In the pantheon of the "slackers hanging on for one last inch of college" genre films such as Reality Bites and Animal House, Glory Daze rests as simply a mediocre entry as it does nothing to improve upon what has already been done. Screenwriter/director Rich Wilkes has an ear for catchy dialogue; Jack, in particular, is given some truly terrific one-liners, but his grasp of human emotion and comedic situations is lacking severely. Another flaw of the film is that nothing happens that propels what shell there is of a plot along towards a satisfying conclusion.

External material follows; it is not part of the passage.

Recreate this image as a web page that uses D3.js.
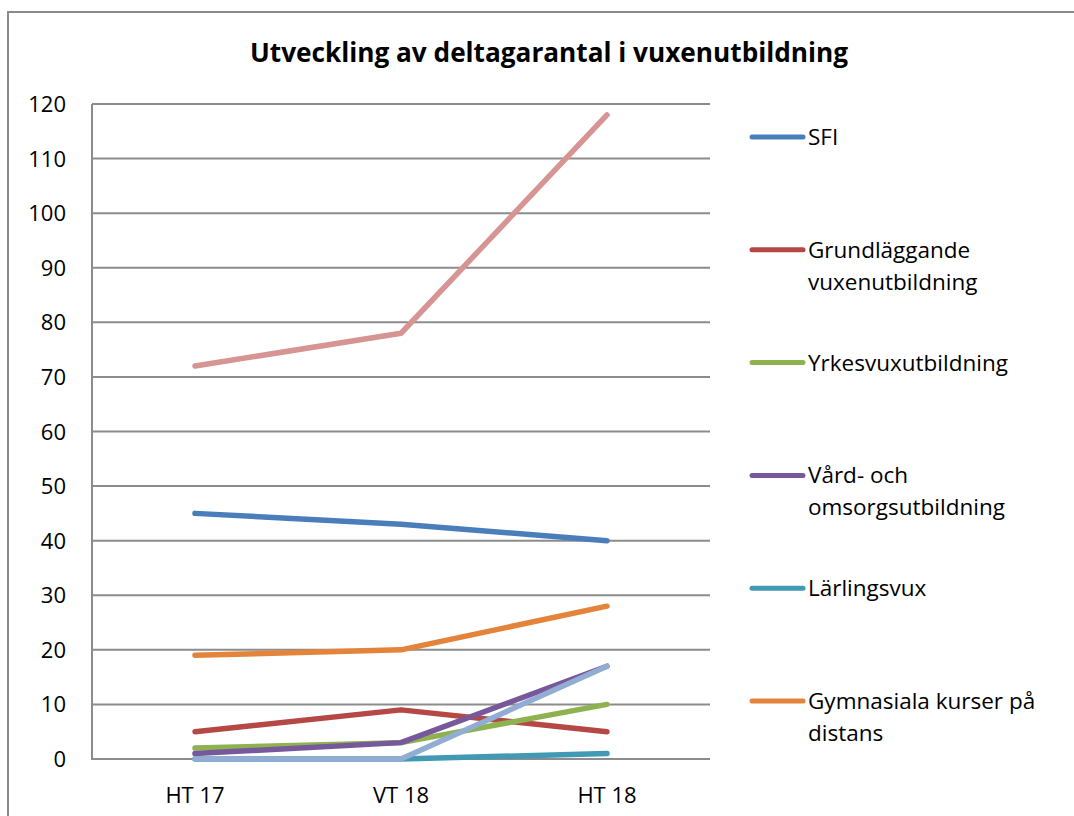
<!DOCTYPE html>
<html>
<head>
<meta charset="utf-8">
<script src="https://cdn.jsdelivr.net/npm/d3@7"></script>
<style>
  body { margin: 0; background: #fff; }
  svg { display: block; font-family: "Open Sans", Lato, sans-serif; }
</style>
</head>
<body>
<svg width="1074" height="816"></svg>
<script>
// chart data
const periods = ['HT 17', 'VT 18', 'HT 18'];
const seriesNames = ['SFI', 'Grundläggande vuxenutbildning', 'Yrkesvuxutbildning',
  'Vård- och omsorgsutbildning', 'Lärlingsvux', 'Gymnasiala kurser på distans', '', ''];
const sfi = [45, 43, 40];
const grund = [5, 9, 5];
const yrkes = [2, 3, 10];
const vard = [1, 3, 17];
const larling = [0, 0, 1];
const gymn = [19, 20, 28];
const series7 = [72, 78, 118];
const series8 = [0, 0, 17];
const yTicks = [0, 10, 20, 30, 40, 50, 60, 70, 80, 90, 100, 110, 120];

const colors = ['#4a7ebb', '#b54845', '#8fb250', '#77599b', '#4199b3', '#e3843a', '#d69492', '#91add3'];
const values = [sfi, grund, yrkes, vard, larling, gymn, series7, series8];

const svg = d3.select('svg');

// outer frame (cut off at right and bottom)
svg.append('path')
  .attr('d', 'M8,816 L8,12 L1074,12')
  .attr('fill', 'none').attr('stroke', '#8a8a8a').attr('stroke-width', 2);

svg.append('text')
  .attr('x', 549).attr('y', 62)
  .attr('text-anchor', 'middle')
  .attr('font-size', 26).attr('font-weight', 'bold')
  .attr('textLength', 598).attr('lengthAdjust', 'spacingAndGlyphs')
  .text('Utveckling av deltagarantal i vuxenutbildning');

const x = d3.scaleBand().domain(periods).range([92, 710]);
const y = d3.scaleLinear().domain([0, 120]).range([759, 104]);

// gridlines
svg.append('g').selectAll('line').data(yTicks).join('line')
  .attr('x1', 92).attr('x2', 710)
  .attr('y1', d => y(d)).attr('y2', d => y(d))
  .attr('stroke', '#8c8c8c').attr('stroke-width', 2);

svg.append('line')
  .attr('x1', 92).attr('x2', 92).attr('y1', 104).attr('y2', 760)
  .attr('stroke', '#8c8c8c').attr('stroke-width', 2);

// y axis labels
svg.append('g').selectAll('text').data(yTicks).join('text')
  .attr('x', 66).attr('y', d => y(d) + 8)
  .attr('text-anchor', 'end').attr('font-size', 22).attr('fill', '#000')
  .text(d => d);

// x axis labels
svg.append('g').selectAll('text').data(periods).join('text')
  .attr('x', d => x(d) + x.bandwidth() / 2).attr('y', 803)
  .attr('text-anchor', 'middle').attr('font-size', 22)
  .text(d => d);

const line = d3.line()
  .x((d, i) => x(periods[i]) + x.bandwidth() / 2)
  .y(d => y(d));

svg.append('g').selectAll('path').data(values).join('path')
  .attr('d', d => line(d))
  .attr('fill', 'none')
  .attr('stroke', (d, i) => colors[i])
  .attr('stroke-width', 5.5)
  .attr('stroke-linecap', 'round')
  .attr('stroke-linejoin', 'round');

// legend
const legendLines = [['SFI'], ['Grundläggande', 'vuxenutbildning'], ['Yrkesvuxutbildning'],
  ['Vård- och', 'omsorgsutbildning'], ['Lärlingsvux'], ['Gymnasiala kurser på', 'distans']];
const legend = svg.append('g').selectAll('g').data(legendLines).join('g')
  .attr('transform', (d, i) => `translate(752, ${137 + i * 112.8})`);
legend.append('line')
  .attr('x1', 0).attr('x2', 51)
  .attr('stroke', (d, i) => colors[i])
  .attr('stroke-width', 5).attr('stroke-linecap', 'round');
legend.append('text')
  .attr('x', 56).attr('y', 8).attr('font-size', 22.5)
  .selectAll('tspan').data(d => d).join('tspan')
  .attr('x', 56).attr('dy', (d, i) => i === 0 ? 0 : 32)
  .text(d => d);
</script>
</body>
</html>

The saving grace for Glory Daze is that college students and recent grads alike may well identify with the characters Wilkes has crafted. Giving the credit to the script is a tad unfair as it is in the performances by the terrific cast that the characters grow into something more than stereotypes. Affleck, who made the film before Chasing Amy and Good Will Hunting propelled him to superstardom, is wonderful as Jack, a likeable jerk he pulls off with aplomb. Stewart and Rockwell each match Affleck note for note with their performances and comedic timing. As a side note, I watched Glory Daze shortly after I viewed Confessions of a Dangerous Mind in theaters and I am comfortable in saying that if Rockwell does not at some point become a huge star there is simply no justice.

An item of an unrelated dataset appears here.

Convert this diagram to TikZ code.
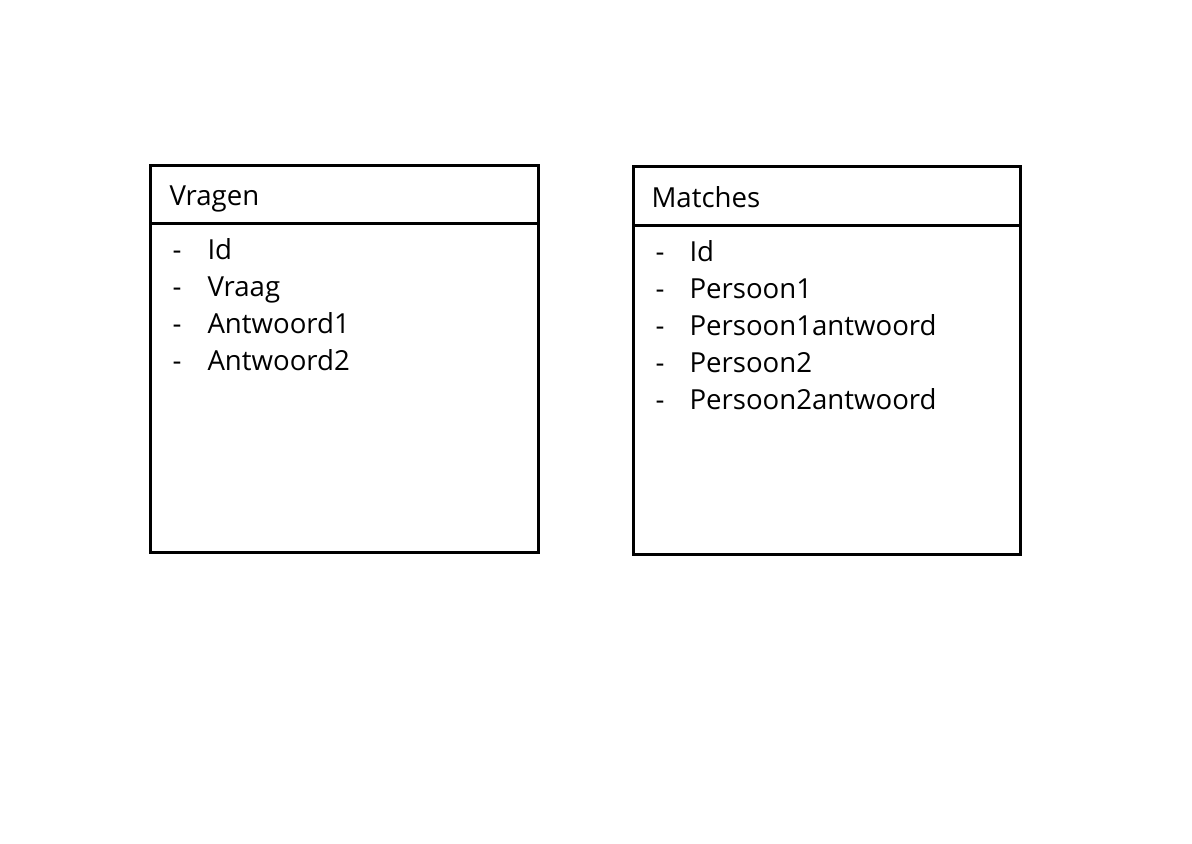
\documentclass[tikz,border=0pt]{standalone}
\usepackage{fontspec}
\setmainfont{Open Sans}
\usepackage{tikz}

\begin{document}
\begin{tikzpicture}[x=0.5pt, y=-0.5pt, line width=1.5pt,
    every node/.style={inner sep=0pt, anchor=base west, font=\fontsize{13.8}{16}\selectfont}]
      \useasboundingbox (0,0) rectangle (1192,843);

      \draw (150,165) rectangle (538,552);
      \draw (150,223) -- (538,223);
      \node (vragen) at (168,205) {Vragen};
      \node (vd1) at (171,259) {-};
      \node (vd2) at (171,296) {-};
      \node (vd3) at (171,333) {-};
      \node (vd4) at (171,370) {-};
      \node (vid) at (206,259) {Id};
      \node (vvraag) at (206,296) {Vraag};
      \node (vant1) at (206,333) {Antwoord1};
      \node (vant2) at (206,370) {Antwoord2};

      \draw (633,166) rectangle (1020,554);
      \draw (633,225) -- (1020,225);
      \node (matches) at (650,207) {Matches};
      \node (md1) at (654,261) {-};
      \node (md2) at (654,298) {-};
      \node (md3) at (654,335) {-};
      \node (md4) at (654,372) {-};
      \node (md5) at (654,409) {-};
      \node (mid) at (688,261) {Id};
      \node (mp1) at (688,298) {Persoon1};
      \node (mp1a) at (688,335) {Persoon1antwoord};
      \node (mp2) at (688,372) {Persoon2};
      \node (mp2a) at (688,409) {Persoon2antwoord};
    \end{tikzpicture}
\end{document}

Look for surprising cameos from the likes of Brendan Fraser, Matt Damon, Matthew McConaughey, Alyssa Milano, Spaulding Gray, and John Rhys-Davies.



Rating for Style: C+
Rating for Substance: B

 

Image Transfer

 OneTwo
Aspect Ratio1.85:1 - Widescreen1.33:1 - Full Frame
Original Aspect Ratioyesno
Anamorphicyesno


Image Transfer Review: The 1.85:1 anamorphic transfer for Glory Daze is hard to judge given the low budget for the film. Shot on what appears to be 16mm film stock, the transfer shows no real sharpness or detail to speak of and the colors fail to stand out from each other. The print that was used yields some flaws, and edge enhancement and moiring are evident in several scenes.

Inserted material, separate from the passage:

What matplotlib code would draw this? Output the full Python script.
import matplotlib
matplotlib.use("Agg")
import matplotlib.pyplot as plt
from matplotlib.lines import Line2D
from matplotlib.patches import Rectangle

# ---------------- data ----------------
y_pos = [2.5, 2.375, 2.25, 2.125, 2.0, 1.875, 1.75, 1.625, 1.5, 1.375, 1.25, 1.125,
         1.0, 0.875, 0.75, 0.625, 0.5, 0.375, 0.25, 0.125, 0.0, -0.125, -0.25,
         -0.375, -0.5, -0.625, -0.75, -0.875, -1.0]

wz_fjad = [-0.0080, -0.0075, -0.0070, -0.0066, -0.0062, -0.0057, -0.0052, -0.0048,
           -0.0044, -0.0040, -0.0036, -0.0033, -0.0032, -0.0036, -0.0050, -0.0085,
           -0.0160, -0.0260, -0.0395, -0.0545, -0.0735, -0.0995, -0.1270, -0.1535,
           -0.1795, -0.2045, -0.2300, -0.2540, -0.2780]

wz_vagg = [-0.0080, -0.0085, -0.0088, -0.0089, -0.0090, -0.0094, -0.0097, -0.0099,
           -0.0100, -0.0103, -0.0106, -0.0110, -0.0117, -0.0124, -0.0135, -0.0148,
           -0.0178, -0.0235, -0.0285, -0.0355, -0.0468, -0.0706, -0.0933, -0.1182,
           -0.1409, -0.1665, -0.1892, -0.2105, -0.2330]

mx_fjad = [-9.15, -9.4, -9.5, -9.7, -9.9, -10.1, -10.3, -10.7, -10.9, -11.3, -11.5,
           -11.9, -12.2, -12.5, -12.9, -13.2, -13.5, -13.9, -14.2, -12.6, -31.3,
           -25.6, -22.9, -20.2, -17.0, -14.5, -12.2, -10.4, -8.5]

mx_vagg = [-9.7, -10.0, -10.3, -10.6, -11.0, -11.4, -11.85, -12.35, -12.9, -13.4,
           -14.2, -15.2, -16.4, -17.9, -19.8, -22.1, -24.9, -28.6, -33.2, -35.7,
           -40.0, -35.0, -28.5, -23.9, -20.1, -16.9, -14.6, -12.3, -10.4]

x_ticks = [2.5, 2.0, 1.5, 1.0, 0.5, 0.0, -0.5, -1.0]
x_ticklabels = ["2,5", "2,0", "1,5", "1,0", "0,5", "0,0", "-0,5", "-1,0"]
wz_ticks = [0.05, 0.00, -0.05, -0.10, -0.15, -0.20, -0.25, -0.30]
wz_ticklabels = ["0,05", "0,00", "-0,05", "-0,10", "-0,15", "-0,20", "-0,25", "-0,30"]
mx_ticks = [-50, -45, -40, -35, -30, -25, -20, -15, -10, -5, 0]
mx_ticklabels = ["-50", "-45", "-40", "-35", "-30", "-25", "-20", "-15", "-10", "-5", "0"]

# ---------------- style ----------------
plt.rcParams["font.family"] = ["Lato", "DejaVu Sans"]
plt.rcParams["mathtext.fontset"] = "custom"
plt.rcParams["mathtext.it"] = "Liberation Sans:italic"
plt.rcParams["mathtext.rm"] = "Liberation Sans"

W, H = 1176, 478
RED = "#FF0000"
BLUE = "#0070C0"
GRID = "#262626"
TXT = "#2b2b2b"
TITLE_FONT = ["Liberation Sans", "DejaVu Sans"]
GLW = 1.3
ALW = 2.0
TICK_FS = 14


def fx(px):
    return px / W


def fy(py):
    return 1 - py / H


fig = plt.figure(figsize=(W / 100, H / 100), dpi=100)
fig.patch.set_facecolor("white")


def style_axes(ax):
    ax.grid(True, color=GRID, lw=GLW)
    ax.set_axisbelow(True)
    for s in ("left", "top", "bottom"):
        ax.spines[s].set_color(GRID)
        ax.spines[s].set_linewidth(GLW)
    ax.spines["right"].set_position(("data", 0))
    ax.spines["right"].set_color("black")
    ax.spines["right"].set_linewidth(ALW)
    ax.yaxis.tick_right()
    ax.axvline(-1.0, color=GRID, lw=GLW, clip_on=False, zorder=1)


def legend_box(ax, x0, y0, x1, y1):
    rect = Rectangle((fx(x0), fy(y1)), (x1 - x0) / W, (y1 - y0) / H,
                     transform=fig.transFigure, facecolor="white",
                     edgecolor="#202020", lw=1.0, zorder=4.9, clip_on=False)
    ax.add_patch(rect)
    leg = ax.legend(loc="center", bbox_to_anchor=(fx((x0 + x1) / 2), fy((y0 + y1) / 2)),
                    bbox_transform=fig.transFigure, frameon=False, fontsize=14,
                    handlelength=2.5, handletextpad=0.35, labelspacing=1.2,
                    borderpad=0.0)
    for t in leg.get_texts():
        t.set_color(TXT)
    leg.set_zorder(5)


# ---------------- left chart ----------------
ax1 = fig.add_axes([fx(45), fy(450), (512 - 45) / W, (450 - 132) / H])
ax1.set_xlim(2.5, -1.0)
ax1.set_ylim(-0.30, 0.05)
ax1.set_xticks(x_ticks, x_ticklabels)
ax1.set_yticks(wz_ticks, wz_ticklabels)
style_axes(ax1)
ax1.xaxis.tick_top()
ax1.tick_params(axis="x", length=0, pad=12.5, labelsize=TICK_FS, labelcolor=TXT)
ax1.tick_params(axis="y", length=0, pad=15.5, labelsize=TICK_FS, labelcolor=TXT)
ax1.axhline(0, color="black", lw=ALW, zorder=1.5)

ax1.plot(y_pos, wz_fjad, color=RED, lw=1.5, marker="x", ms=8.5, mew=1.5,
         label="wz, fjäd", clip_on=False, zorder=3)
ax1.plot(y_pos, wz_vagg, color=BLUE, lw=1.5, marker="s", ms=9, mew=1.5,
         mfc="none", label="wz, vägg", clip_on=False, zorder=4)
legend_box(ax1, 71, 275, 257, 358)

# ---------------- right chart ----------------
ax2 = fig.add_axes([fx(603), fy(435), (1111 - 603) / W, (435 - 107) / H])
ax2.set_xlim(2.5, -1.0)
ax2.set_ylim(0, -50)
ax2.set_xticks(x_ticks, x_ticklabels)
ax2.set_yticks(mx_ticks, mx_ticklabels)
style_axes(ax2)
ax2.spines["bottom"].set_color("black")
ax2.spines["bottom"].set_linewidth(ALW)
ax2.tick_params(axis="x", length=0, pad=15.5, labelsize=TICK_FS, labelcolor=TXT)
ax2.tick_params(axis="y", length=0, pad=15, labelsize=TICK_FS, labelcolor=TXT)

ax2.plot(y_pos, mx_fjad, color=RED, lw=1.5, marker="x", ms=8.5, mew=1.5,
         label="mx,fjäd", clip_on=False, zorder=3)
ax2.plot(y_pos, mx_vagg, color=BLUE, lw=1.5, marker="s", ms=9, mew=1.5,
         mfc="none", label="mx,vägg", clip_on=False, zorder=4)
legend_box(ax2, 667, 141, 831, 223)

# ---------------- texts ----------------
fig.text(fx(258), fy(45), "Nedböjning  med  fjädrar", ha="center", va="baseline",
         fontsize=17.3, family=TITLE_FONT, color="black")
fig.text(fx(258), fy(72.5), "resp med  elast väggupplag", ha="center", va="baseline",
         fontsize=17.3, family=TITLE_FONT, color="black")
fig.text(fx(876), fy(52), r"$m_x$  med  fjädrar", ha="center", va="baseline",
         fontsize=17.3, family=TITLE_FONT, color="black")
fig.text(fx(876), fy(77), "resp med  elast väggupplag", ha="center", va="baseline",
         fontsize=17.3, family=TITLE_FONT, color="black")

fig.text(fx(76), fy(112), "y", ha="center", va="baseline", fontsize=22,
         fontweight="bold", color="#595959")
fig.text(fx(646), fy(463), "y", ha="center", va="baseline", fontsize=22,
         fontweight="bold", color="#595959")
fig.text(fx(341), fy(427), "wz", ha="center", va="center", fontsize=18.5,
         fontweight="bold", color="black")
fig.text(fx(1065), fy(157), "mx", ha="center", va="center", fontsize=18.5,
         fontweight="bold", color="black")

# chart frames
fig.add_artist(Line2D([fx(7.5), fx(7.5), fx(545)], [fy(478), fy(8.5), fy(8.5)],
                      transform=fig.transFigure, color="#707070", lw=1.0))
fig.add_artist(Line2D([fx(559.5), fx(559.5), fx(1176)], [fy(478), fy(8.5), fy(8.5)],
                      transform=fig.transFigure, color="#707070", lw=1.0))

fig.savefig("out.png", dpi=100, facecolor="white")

A slightly cropped 1.33:1 transfer is also available on this RSDL disc.

Image Transfer Grade: C+

 

Audio Transfer

 LanguageRemote Access
DS 2.0Englishyes


Audio Transfer Review: Though the packaging boasts a Dolby Digital 5.1 transfer, Glory Daze is in fact presented in a lackluster Dolby Surround mix. Dialogue sounds fine, though it was not as crisp and defined as I had hoped. The surround and left and right speakers are given little to do.

Audio Transfer Grade: C+

 

Disc Extras

Static menu
Scene Access with 28 cues and remote access
Subtitles/Captions in English, French with remote access
3 Other Trailer(s) featuring Adaptation, Punch Drunk Love, and Stealing Harvard
Packaging: Alpha
Picture Disc
1 Disc
1-Sided disc(s)
Layers: RSDL

Extras Review: Trailers for Adaptation, Punch Drunk Love, and Stealing Harvard are offered in Dolby Digital 5.1 and anamorphic widescreen. The trailer section is worth visiting as it offers a glimpse at two of the smartest and funniest films of the past decade. No, the latter is not one of them.

Extras Grade: B-

 

Final Comments

The only thing that sets Glory Daze apart from the crowd of so many other films that milk the same jokes for unsatisfying results is the cast, who lend it a sort of unique charm. It is worth owning simply for the many stars of today that were then beginners. I wouldn't dare compare this film to American Graffiti in any respect, but hey, it is fun to look at just how Ben Affleck’s hair has progressed.